Quizá la literatura, como los hijos, me ha propinado (como un golpe) humildad. Sí, siento humildad y un profundo respeto a todos los escritores que atraviesan el dificilísimo proceso con caprichosos resultados, que es traer al mundo un nuevo libro, que nadie necesita leer,  con sangre y dolor y, como en cualquier parto, a calzón quitao.

¿Por qué escribimos? ¿Se lo han preguntado? Les voy a contar algo muy divertido, por eso lo cuento, y al mismo tiempo vergonzante y rayano en el dolor. Mis lecturas favoritas son las que he escrito yo misma. Así es, lo siento, perdónenme. Además, eso no significa que no me lea lo de los demás. Leer es fácil. No así escribir. Y menos a partir de los 40, con tanta mochila y escepticismo, justo cuando uno realmente sabe hacerlo.

Y no por la técnica, que también, en el caso de periodistas como yo, a una edad, las horas de vuelo al teclado son muchísimas, pero hay una razón más poderosa, no se ofendan, esto es mi opinión, antes de los 35 uno no sabe ni dónde tiene la nariz. Y claro, eso es negativo, muy negativo a la hora de escribir, porque la literatura, voy con más de mi opinión, es la única de las artes donde hay que ser sabio, no sólo técnico y creativo, puesto que trabajamos con ideas y pensamiento. Si el peor pecado de un artista en cualquier soporte es la ingenuidad, en la literatura es imperdonable, infernal. Ingenuidad estética y moral.

Por aquí llegan a saludarles otros dos grandes enemigos del que escribe: el pudor y la rigidez, que van unidos, de la mano, lo mismo que en la cama. Frente a una hoja en blanco, hay que saber perder el control, igual que en la intimidad sexual.

"¿Por qué escribimos? ¿Egocentrismo? Hay que sospechar de uno mismo"

¿Por qué escribimos? Me pregunto por qué me hago esto a mí misma, igual que me preguntaba en los dosmiles, cuando me hacía las ingles brasileñas con cera caliente, ¿para qué? ¿Quién demonios lee ficción contemporánea en 2024? Yo no soy mi target.

En el siglo XX la novela tenía una función lúdica fuera de toda controversia. La novela existía para divertirnos, para pasar el rato, para dejar de pensar en nuestras míseras e irritantes cotidianidades y pensar en las de otros. Ahora Netflix e Instagram cumplen sobradamente esa función. Las series, no sólo las películas, a la carta, elevadas y groseras, inteligentes y zafias, con o sin humor, están ahí, a golpe de un play, para distraernos, para descansar nuestras almas zumbadas por la batalla de la vida y no hablar demasiado con parejas e hijos, y a poder ser tampoco con nosotros mismos.

¿Por qué escribimos? ¿Egocentrismo? Hay que sospechar de uno mismo.
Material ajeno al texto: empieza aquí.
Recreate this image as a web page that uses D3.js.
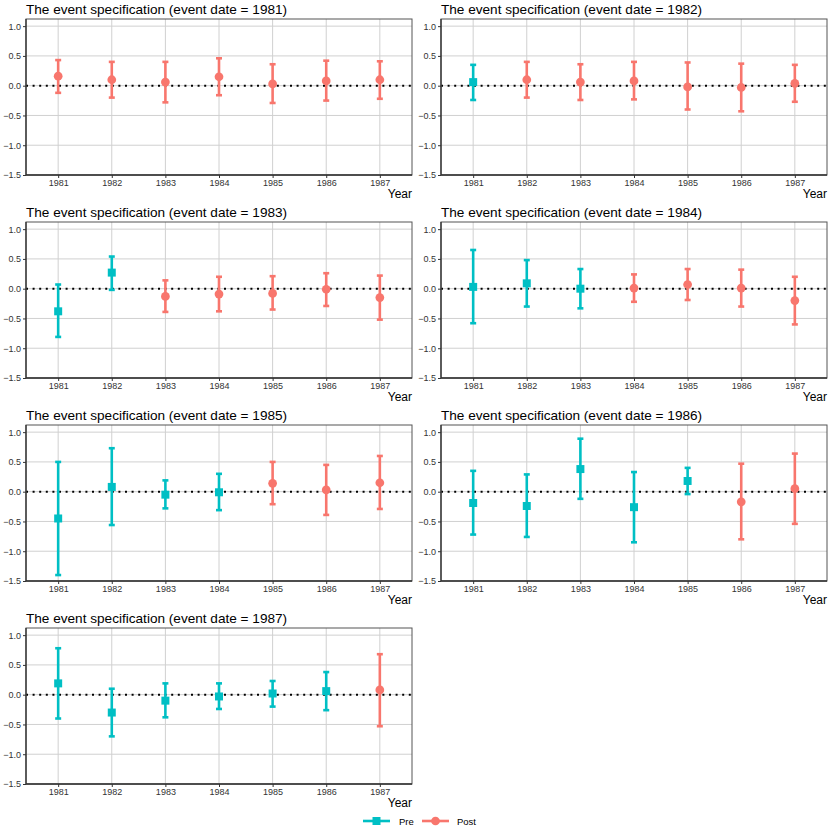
<!DOCTYPE html>
<html>
<head>
<meta charset="utf-8">
<script src="https://cdn.jsdelivr.net/npm/d3@7"></script>
<style>
  body { margin: 0; background: #fff; }
  text { font-family: "Liberation Sans", Arial, sans-serif; }
</style>
</head>
<body>
<div id="chart"></div>
<script>
// Years on the x axis, event dates for each panel
const years = [1981, 1982, 1983, 1984, 1985, 1986, 1987];
const eventDates = [1981, 1982, 1983, 1984, 1985, 1986, 1987];
const yTicks = [1.0, 0.5, 0.0, -0.5, -1.0, -1.5];

// estimates, one row per event date (columns follow years)
const estimates = [
    [0.16, 0.10, 0.06, 0.15, 0.03, 0.08, 0.10],
    [0.06, 0.10, 0.06, 0.08, -0.02, -0.03, 0.04],
    [-0.38, 0.27, -0.13, -0.09, -0.08, -0.01, -0.15],
    [0.03, 0.09, 0.00, 0.01, 0.07, 0.01, -0.20],
    [-0.45, 0.08, -0.05, -0.01, 0.14, 0.03, 0.15],
    [-0.19, -0.24, 0.38, -0.26, 0.18, -0.17, 0.05],
    [0.19, -0.30, -0.10, -0.03, 0.02, 0.06, 0.08]
];
const upper = [
    [0.43, 0.40, 0.40, 0.46, 0.36, 0.42, 0.41],
    [0.35, 0.40, 0.36, 0.40, 0.39, 0.37, 0.35],
    [0.07, 0.54, 0.14, 0.20, 0.21, 0.26, 0.22],
    [0.65, 0.48, 0.33, 0.24, 0.33, 0.32, 0.20],
    [0.50, 0.73, 0.19, 0.30, 0.50, 0.45, 0.60],
    [0.35, 0.29, 0.89, 0.33, 0.40, 0.47, 0.64],
    [0.78, 0.10, 0.19, 0.19, 0.23, 0.38, 0.68]
];
const lower = [
    [-0.12, -0.20, -0.28, -0.16, -0.29, -0.25, -0.22],
    [-0.24, -0.20, -0.24, -0.23, -0.40, -0.43, -0.27],
    [-0.81, -0.02, -0.39, -0.38, -0.35, -0.29, -0.52],
    [-0.58, -0.30, -0.33, -0.22, -0.19, -0.30, -0.60],
    [-1.40, -0.56, -0.28, -0.31, -0.21, -0.39, -0.29],
    [-0.72, -0.76, -0.12, -0.85, -0.04, -0.80, -0.54],
    [-0.40, -0.70, -0.38, -0.24, -0.20, -0.26, -0.53]
];

const colors = { Pre: "#00BFC4", Post: "#F8766D" };

const W = 830, H = 830;
const svg = d3.select("#chart").append("svg")
    .attr("width", W).attr("height", H);

const colW = 415;
const plotLeft = 26, plotW = 386, plotH = 156;
const rowTop = r => 19 + r * 203;

const x = d3.scaleLinear().domain([1980.4, 1987.6]).range([0, plotW]);
const y = d3.scaleLinear().domain([-1.5, 1.12]).range([plotH, 0]);

eventDates.forEach((ev, i) => {
    const col = i % 2, row = Math.floor(i / 2);
    const g = svg.append("g")
        .attr("transform", `translate(${col * colW + plotLeft},${rowTop(row)})`);

    // title
    g.append("text")
        .attr("x", 0).attr("y", -5)
        .attr("font-size", 13.6)
        .attr("fill", "#000")
        .text(`The event specification (event date = ${ev})`);

    // grid
    g.append("g").selectAll("line.h").data(yTicks).join("line")
        .attr("x1", 0).attr("x2", plotW)
        .attr("y1", d => y(d)).attr("y2", d => y(d))
        .attr("stroke", "#d0d0d0").attr("stroke-width", 1);
    g.append("g").selectAll("line.v").data(years).join("line")
        .attr("x1", d => x(d)).attr("x2", d => x(d))
        .attr("y1", 0).attr("y2", plotH)
        .attr("stroke", "#d0d0d0").attr("stroke-width", 1);

    // zero line
    g.append("line")
        .attr("x1", 0).attr("x2", plotW)
        .attr("y1", y(0)).attr("y2", y(0))
        .attr("stroke", "#000").attr("stroke-width", 2)
        .attr("stroke-dasharray", "2,4.6");

    // data rows
    const data = years.map((yr, j) => ({
        year: yr,
        est: estimates[i][j],
        lo: lower[i][j],
        hi: upper[i][j],
        group: yr < ev ? "Pre" : "Post"
    }));

    const bars = g.append("g").selectAll("g").data(data).join("g")
        .attr("stroke", d => colors[d.group])
        .attr("stroke-width", 2.6);
    bars.append("line")
        .attr("x1", d => x(d.year)).attr("x2", d => x(d.year))
        .attr("y1", d => y(d.lo)).attr("y2", d => y(d.hi));
    bars.append("line")
        .attr("x1", d => x(d.year) - 3).attr("x2", d => x(d.year) + 3)
        .attr("y1", d => y(d.hi)).attr("y2", d => y(d.hi));
    bars.append("line")
        .attr("x1", d => x(d.year) - 3).attr("x2", d => x(d.year) + 3)
        .attr("y1", d => y(d.lo)).attr("y2", d => y(d.lo));

    g.append("g").selectAll("path").data(data).join("path")
        .attr("transform", d => `translate(${x(d.year)},${y(d.est)})`)
        .attr("d", d => d.group === "Pre"
            ? d3.symbol(d3.symbolSquare, 64)()
            : d3.symbol(d3.symbolCircle, 60)())
        .attr("fill", d => colors[d.group]);

    // border
    g.append("rect")
        .attr("width", plotW).attr("height", plotH)
        .attr("fill", "none").attr("stroke", "#555").attr("stroke-width", 1);
    g.append("path")
        .attr("d", `M0,0V${plotH}H${plotW}`)
        .attr("fill", "none").attr("stroke", "#333").attr("stroke-width", 1.3);

    // axes
    const yAxis = g.append("g")
        .call(d3.axisLeft(y).tickValues(yTicks).tickSize(3).tickPadding(2)
            .tickFormat(d3.format(".1f")));
    yAxis.select(".domain").remove();
    yAxis.selectAll("line").attr("stroke", "#333");
    yAxis.selectAll("text").attr("font-size", 9).attr("fill", "#333")
        .attr("font-family", "Liberation Sans, Arial, sans-serif")
        .text(d => d3.format(".1f")(d).replace("-", "\u2212"));

    const xAxis = g.append("g")
        .attr("transform", `translate(0,${plotH})`)
        .call(d3.axisBottom(x).tickValues(years).tickSize(3).tickPadding(2)
            .tickFormat(d3.format("d")));
    xAxis.select(".domain").remove();
    xAxis.selectAll("line").attr("stroke", "#333");
    xAxis.selectAll("text").attr("font-size", 9).attr("fill", "#333")
        .attr("font-family", "Liberation Sans, Arial, sans-serif");

    g.append("text")
        .attr("x", plotW).attr("y", plotH + 23)
        .attr("text-anchor", "end")
        .attr("font-size", 12)
        .text("Year");
});

// legend
const legend = svg.append("g").attr("transform", "translate(0,821)");
const items = [
    { label: "Pre", x0: 363, tx: 399 },
    { label: "Post", x0: 422, tx: 457 }
];
items.forEach(it => {
    const c = colors[it.label];
    legend.append("line")
        .attr("x1", it.x0).attr("x2", it.x0 + 27)
        .attr("stroke", c).attr("stroke-width", 2.6);
    legend.append("path")
        .attr("transform", `translate(${it.x0 + 13.5},0)`)
        .attr("d", it.label === "Pre"
            ? d3.symbol(d3.symbolSquare, 64)()
            : d3.symbol(d3.symbolCircle, 60)())
        .attr("fill", c);
    legend.append("text")
        .attr("x", it.tx).attr("y", 3.5)
        .attr("font-size", 9.5).attr("fill", "#000")
        .text(it.label);
});
</script>
</body>
</html>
Y esto me conduce a la poesía… Escribir poesía me parece de niño prodigio y de viejo vanidoso, pero, sobre todo, de una persona que se toma peligrosamente (soporíferamente) en serio. Escribir poesía es horrible y escribirla bien no tiene nombre.

“Tu problema es que tienes demasiada facilidad para escribir”, me dijo uno de mis profesores de literatura en la universidad, el mejor de todos. Así me enseñó a detestar la poesía, a leerla mucho y a escribirla en la intimidad, como quien vomita en el baño la felicidad de cinco tequilas a puerta cerrada con no poca culpa. Y yo le mostraba mis poemas pedantes, pobre hombre, e invariablemente le parecían una mierda.